25% Unemployment during Great Depression: How was workforce defined?

First, note that the Bureau of Labor Statistics didn’t begin calculating and publishing a monthly unemployment rate until January 1948. Unemployment during the Great Depression has been estimated after the fact by economists and historians, but there is a certain imprecision.

In making these estimates, yes, historians try to use the same definition that the BLS uses today. Unemployment, then and now, is defined as nonfarm unemployment–the percentage of people seeking non-agricultural work (whether male or female) who are unable to find work.
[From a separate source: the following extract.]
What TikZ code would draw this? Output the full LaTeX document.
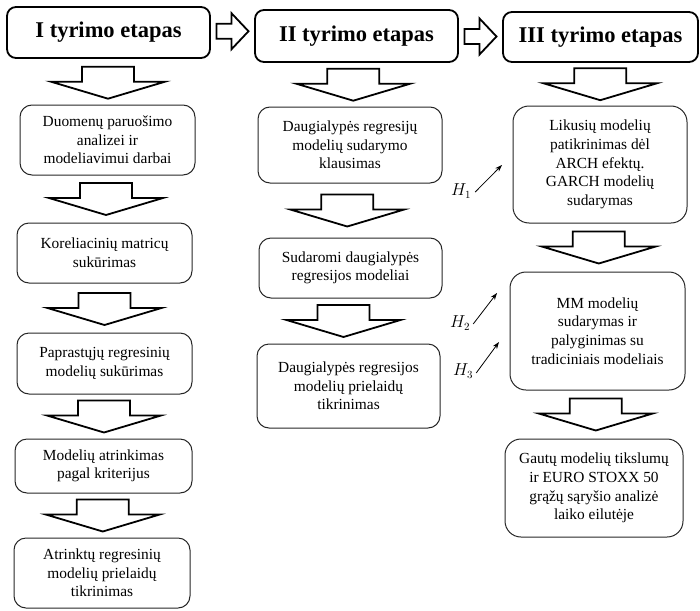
\documentclass[tikz,border=0pt]{standalone}
\usepackage{fontspec}
\setmainfont{Liberation Serif}
\usetikzlibrary{calc,arrows.meta}

\tikzset{
  stage/.style={draw=black, line width=1.8pt, rounded corners=9pt, inner sep=0pt,
    font=\fontsize{22.5}{26}\selectfont\bfseries},
  stepbox/.style={draw=black!85, line width=1pt, rounded corners=12pt, inner sep=0pt,
    align=center, font=\fontsize{15.4}{18.6}\selectfont},
  blk/.style={draw=black, fill=white, line width=1.8pt, line join=miter},
  hlabel/.style={inner sep=1pt, font=\fontsize{16}{18}\selectfont},
  harrow/.style={-{Stealth[length=7pt,width=5pt]}, line width=0.8pt},
  downblock/.pic={\draw[blk] (-26,-16) -- (26,-16) -- (26,-1) -- (57,-1) -- (0,16)
     -- (-57,-1) -- (-26,-1) -- cycle;},
  rightblock/.pic={\draw[blk] (-16,-7.5) -- (-1,-7.5) -- (-1,-18) -- (16,0)
     -- (-1,18) -- (-1,7.5) -- (-16,7.5) -- cycle;}
}

\begin{document}
\begin{tikzpicture}[x=1pt, y=-1pt]
\useasboundingbox (0,0) rectangle (700,610);

% stage headers
\node[stage, minimum width=203pt, minimum height=51pt] (h1) at (108.5,32.5) {I tyrimo etapas};
\node[stage, minimum width=203pt, minimum height=52pt] (h2) at (356.5,36) {II tyrimo etapas};
\node[stage, minimum width=195pt, minimum height=50pt] (h3) at (600.5,37) {III tyrimo etapas};

% first stage
\node[stepbox, minimum width=175pt, minimum height=70pt] (b11) at (107.5,140)
  {Duomenų paruošimo\\analizei ir\\modeliavimui darbai};
\node[stepbox, minimum width=175pt, minimum height=60pt] (b12) at (104.5,253)
  {Koreliacinių matricų\\sukūrimas};
\node[stepbox, minimum width=175pt, minimum height=61pt] (b13) at (104.5,363.5)
  {Paprastųjų regresinių\\modelių sukūrimas};
\node[stepbox, minimum width=177pt, minimum height=54pt] (b14) at (103.5,466)
  {Modelių atrinkimas\\pagal kriterijus};
\node[stepbox, minimum width=176pt, minimum height=70pt] (b15) at (102,573)
  {Atrinktų regresinių\\modelių prielaidų\\tikrinimas};

% second stage
\node[stepbox, minimum width=184pt, minimum height=76pt] (b21) at (350,145)
  {Daugialypės regresijų\\modelių sudarymo\\klausimas};
\node[stepbox, minimum width=183pt, minimum height=60pt] (b22) at (350.5,268)
  {Sudaromi daugialypės\\regresijos modeliai};
\node[stepbox, minimum width=183pt, minimum height=84pt] (b23) at (348.5,386)
  {Daugialypės regresijos\\modelių prielaidų\\tikrinimas};

% third stage
\node[stepbox, rounded corners=16pt, minimum width=174pt, minimum height=117pt] (b31) at (600,164.5)
  {Likusių modelių\\patikrinimas dėl\\ARCH efektų.\\GARCH modelių\\sudarymas};
\node[stepbox, rounded corners=16pt, minimum width=175pt, minimum height=118pt] (b32) at (597.5,331)
  {MM modelių\\sudarymas ir\\palyginimas su\\tradiciniais modeliais};
\node[stepbox, rounded corners=16pt, minimum width=178pt, minimum height=98pt] (b33) at (594,488)
  {Gautų modelių tikslumų\\ir EURO STOXX 50\\grąžų sąryšio analizė\\laiko eilutėje};

% arrows between stages
\pic at ($(h1.east)!0.5!(h2.west)+(0,-3)$) {rightblock};
\pic at ($(h2.east)!0.5!(h3.west)$) {rightblock};

% arrows inside the first stage
\pic at ($(h1.south)!0.5!(b11.north)+(0,1)$) {downblock};
\pic at ($(b11.south)!0.5!(b12.north)$) {downblock};
\pic at ($(b12.south)!0.5!(b13.north)+(0,1)$) {downblock};
\pic at ($(b13.south)!0.5!(b14.north)$) {downblock};
\pic at ($(b14.south)!0.5!(b15.north)$) {downblock};

% arrows inside the second stage
\pic at ($(h2.south)!0.5!(b21.north)$) {downblock};
\pic at ($(b21.south)!0.5!(b22.north)+(-3,0)$) {downblock};
\pic at ($(b22.south)!0.5!(b23.north)+(-6,0)$) {downblock};

% arrows inside the third stage
\pic at ($(h3.south)!0.5!(b31.north)$) {downblock};
\pic at ($(b31.south)!0.5!(b32.north)$) {downblock};
\pic at ($(b32.south)!0.5!(b33.north)$) {downblock};

% hypotheses
\node[hlabel] (hy1) at (461,191) {$H_1$};
\node[hlabel] (hy2) at (460,323) {$H_2$};
\node[hlabel] (hy3) at (463,371) {$H_3$};
\coordinate (hy1tip) at (502,165);
\coordinate (hy2tip) at (497,293);
\coordinate (hy3tip) at (499,342);
\draw[harrow] ([xshift=3pt,yshift=-1pt]hy1.east) -- (hy1tip);
\draw[harrow] ([xshift=2pt,yshift=-1pt]hy2.east) -- (hy2tip);
\draw[harrow] ([xshift=2pt,yshift=-2pt]hy3.east) -- (hy3tip);
\end{tikzpicture}
\end{document}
It’s true that a high unemployment rate, in one sense, was “not as bad” during the Depression because the nonfarm labor force represented a smaller percentage of the population. On the other hand, it was a crappy time for a lot of farmers, too, what with low prices and the Dust Bowl and all that. So the overall level of misery was pretty high.

Nobody in this thread is saying we’re in another Great Depression. (Yet.) The question on the table is whether 25% unemployment is the true mark of such a depression, or whether (with our current economic structure) we’ll be there long before we hit 25%.
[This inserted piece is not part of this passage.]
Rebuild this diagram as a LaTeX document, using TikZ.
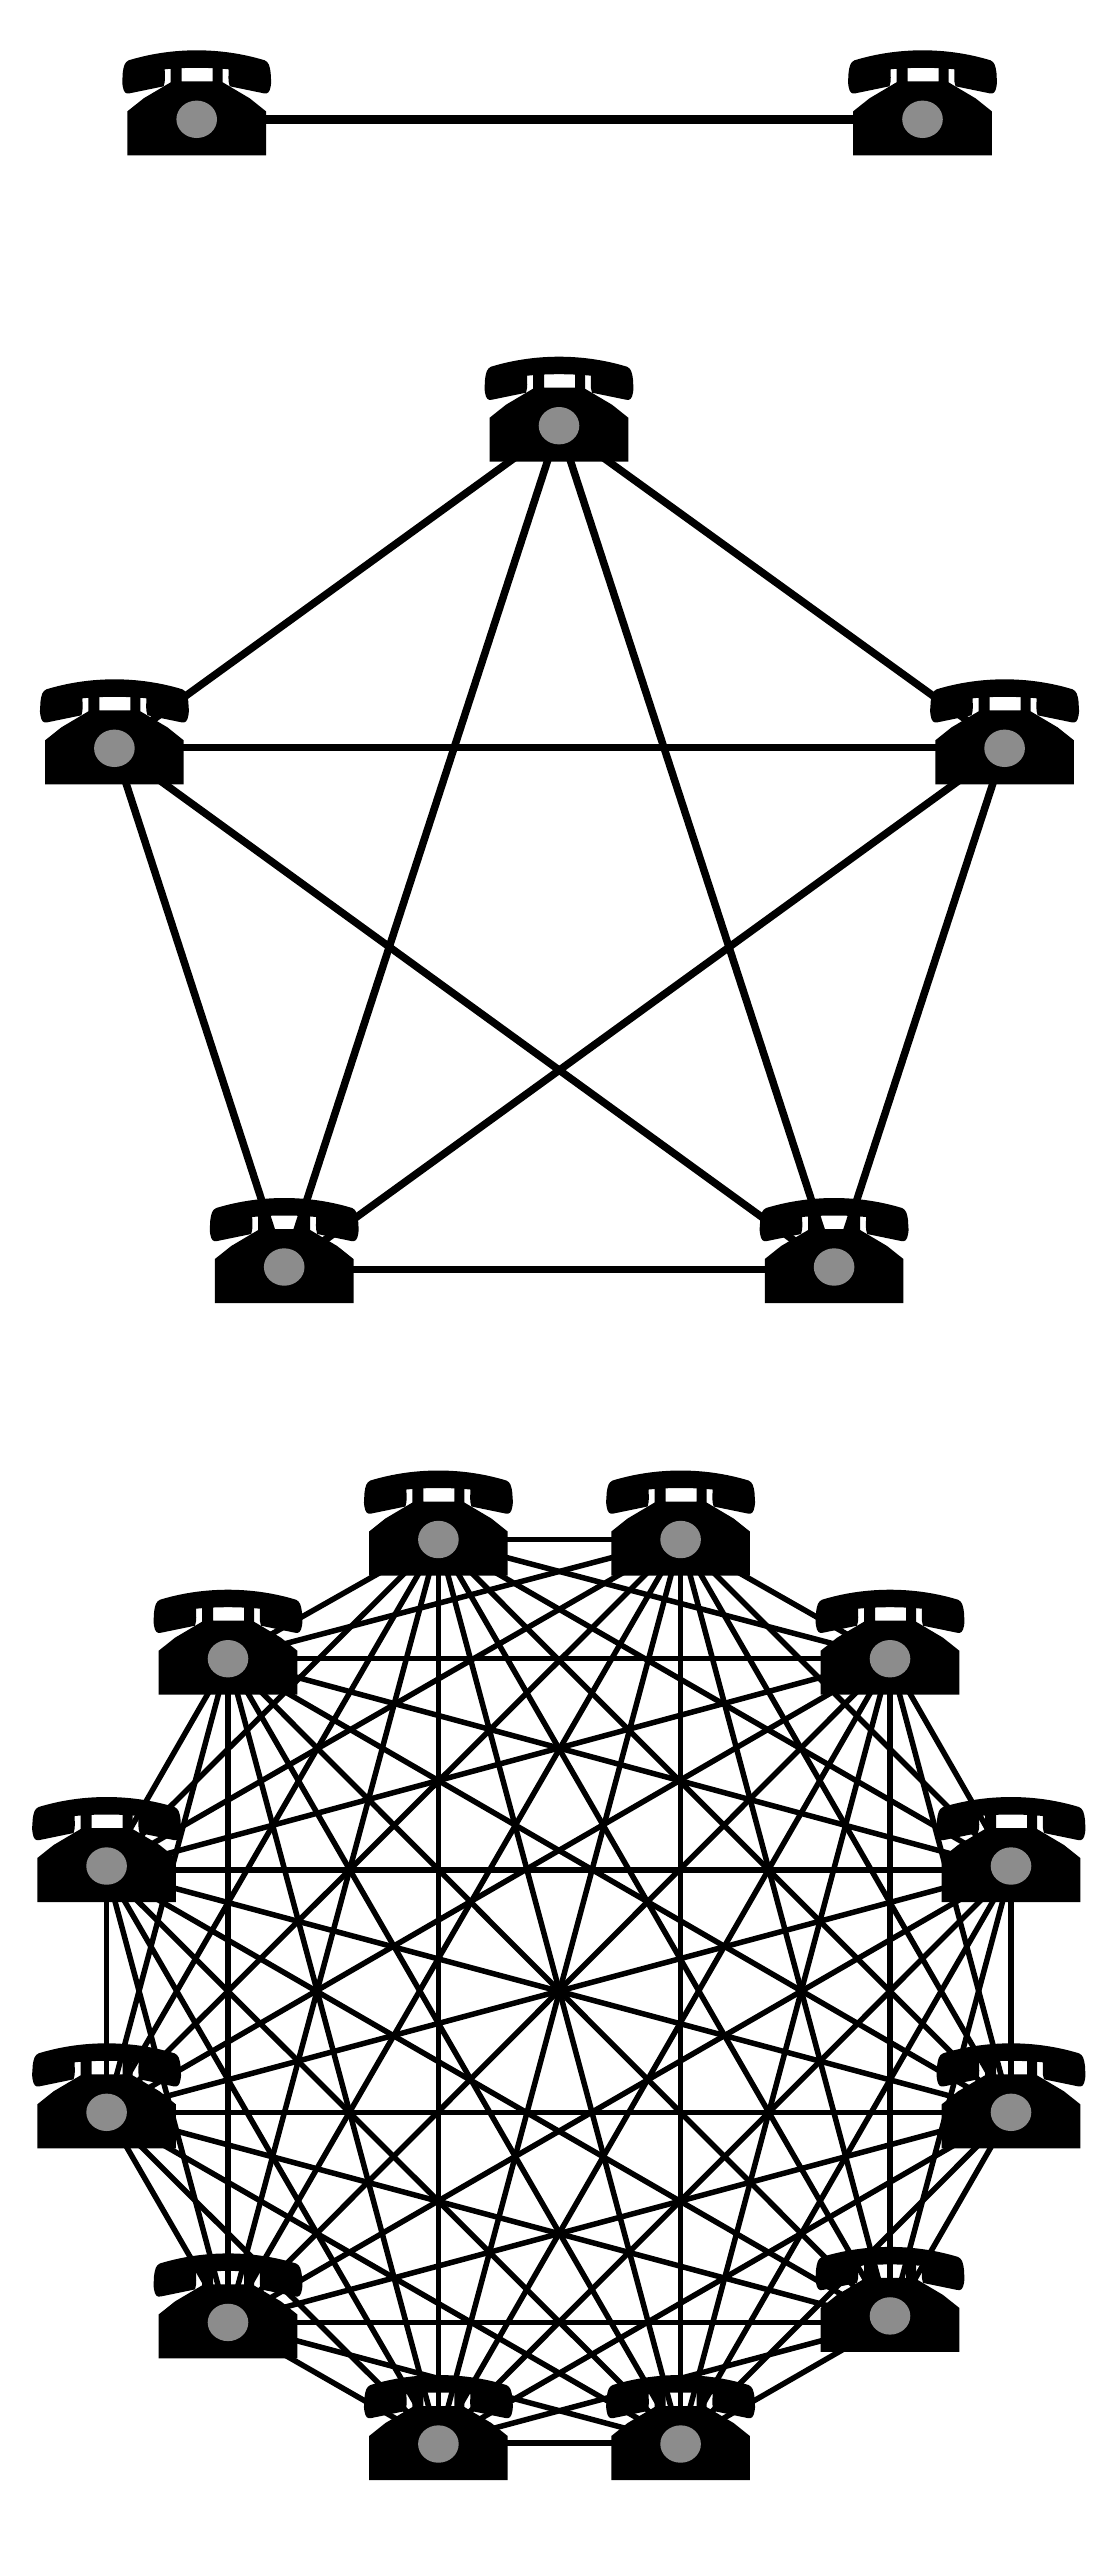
\documentclass[tikz,border=0pt]{standalone}
\usetikzlibrary{calc}
\definecolor{tel-dial}{HTML}{8C8C8C}
\tikzset{
    wire/.style={draw=black, line width=#1},
    phone/.pic={
        % handset
        \fill[black] (-68,-59) .. controls (-45,-66) and (-22,-69) .. (0,-69)
            .. controls (22,-69) and (45,-66) .. (68,-59)
            .. controls (72,-57) and (73,-54) .. (74,-46)
            .. controls (74,-41) and (75,-38) .. (74,-33)
            .. controls (73,-27) and (71,-25) .. (67,-26)
            -- (33,-33) .. controls (31,-39) and (32,-44) .. (32,-50)
            .. controls (12,-52) and (-12,-52) .. (-32,-50)
            .. controls (-32,-44) and (-31,-39) .. (-33,-33)
            -- (-67,-26) .. controls (-71,-25) and (-73,-27) .. (-74,-33)
            .. controls (-75,-38) and (-74,-41) .. (-74,-46)
            .. controls (-73,-54) and (-72,-57) .. (-68,-59) -- cycle;
        % body with the cradle on top
        \fill[black] (-69.3,36) -- (-69.3,-8) -- (-53,-21) -- (-26,-37) -- (-26,-52)
            -- (-15,-52) -- (-15,-38) -- (16,-38) -- (16,-52) -- (26,-52) -- (26,-37)
            -- (53,-21) -- (69.3,-8) -- (69.3,36) -- cycle;
        \fill[tel-dial] (0,0) ellipse [x radius=20.3, y radius=18.7];
    }
}
\begin{document}
\begin{tikzpicture}[x=1pt, y=-1pt]
    \useasboundingbox (0,0) rectangle (1114,2560);
    % two phones
    \coordinate (a1) at (196.7,119.3);
    \coordinate (a2) at (922.5,119.3);
    \draw[wire=9.5pt] (a1) -- (a2);
    \foreach \i in {1,2} {
        \pic at (a\i) {phone};
    }
    % five phones
    \coordinate (c1) at (559,425.7);
    \coordinate (c2) at (114.4,747.5);
    \coordinate (c3) at (1004.6,747.5);
    \coordinate (c4) at (284.2,1269.5);
    \coordinate (c5) at (834.1,1269.5);
    \foreach \i in {1,...,4} {
        \pgfmathtruncatemacro{\k}{\i+1}
        \foreach \j in {\k,...,5} {
            \draw[wire=7.5pt] (c\i) -- (c\j);
        }
    }
    \foreach \i/\dy in {1/0,2/-0.8,3/-0.8,4/2.5,5/2.5} {
        \pic at ([yshift=\dy pt]c\i) {phone};
    }
    % twelve phones
    \coordinate (b1) at (438.4,1539.5);
    \coordinate (b2) at (680.6,1539.5);
    \coordinate (b3) at (890,1658.7);
    \coordinate (b4) at (1011,1870);
    \coordinate (b5) at (1011,2112.3);
    \coordinate (b6) at (890,2322.4);
    \coordinate (b7) at (680.6,2443);
    \coordinate (b8) at (438.4,2443);
    \coordinate (b9) at (228,2322.4);
    \coordinate (b10) at (106.6,2112.3);
    \coordinate (b11) at (106.6,1870);
    \coordinate (b12) at (228,1658.7);
    \foreach \i in {1,...,11} {
        \pgfmathtruncatemacro{\k}{\i+1}
        \foreach \j in {\k,...,12} {
            \draw[wire=5.5pt] (b\i) -- (b\j);
        }
    }
    \foreach \i/\dy in {1/0,2/0,3/0,4/4,5/0,6/6.5,7/-1,8/-1,9/0,10/0,11/4,12/0} {
        \pic at ([yshift=\dy pt]b\i) {phone};
    }
\end{tikzpicture}
\end{document}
(And by the way msmith537, the economy in the 30s didn’t bottom out until 1933 – almost four years after the stock market crash. We may still be in the very early stages of the current crisis.)

According to wikipedia the labor force participation in 2006 was 66%. The earliest year of the statistic was recorded in 1946 was 59%. In 1932 it was probably a little less than that. The work force today is about 200 million people, and in 1932 72.5 million people. So 18.125 million people were unemployed and 54 million people were working. Today about 15 million people are unemployed and 285 million people are working.

There are alternative ways of calculating unemployment. We usually mean u3, but iirc, u6 is currently 12%.

:confused:

Might want to re-check your math, pg.

To follow on what Ataraxy said (post 25), over the last 30 years the US government has repeatedly changed which figure is reported as “the unemployment rate” to make it look like unemployment hasn’t been going up.

The 25% in the 1930’s almost certainly counted “discouraged workers.” The official rate today does not. It used to be a truism that (iirc) 5% unemployment was full employment. Recently, we had official rates lower than that, because of using a cooked number. Really, employment was dropping/unemployment was rising, but the government ordered the BLS to hide it. (Both parties, too!)

Not only do they not count “discouraged” workers, they don’t count some that are actively seeking employment.

When your unemployment benefits run out (26 weeks in Texas), you are no longer counted as unemployed.

I think it was Harry S Truman who said, “There are three kinds of lies: Lies, damn lies, and statistics.”

Absolutely false.

I think it was Mark Twain. anyone know a good quote about misattributing quotes?
I also heard Benjamin Disraeli, for what it’s worth, so it might be one of those “origins uncertain” ones

I recall from talking to my late Grandfather, that by about 1935, there were a lot of people who had given up looking for work. many of these guys did day labor and moved in with relatives. I see this today-a laid off stockbrokers (single) moves into parent’s home, and survives doing odd jobs.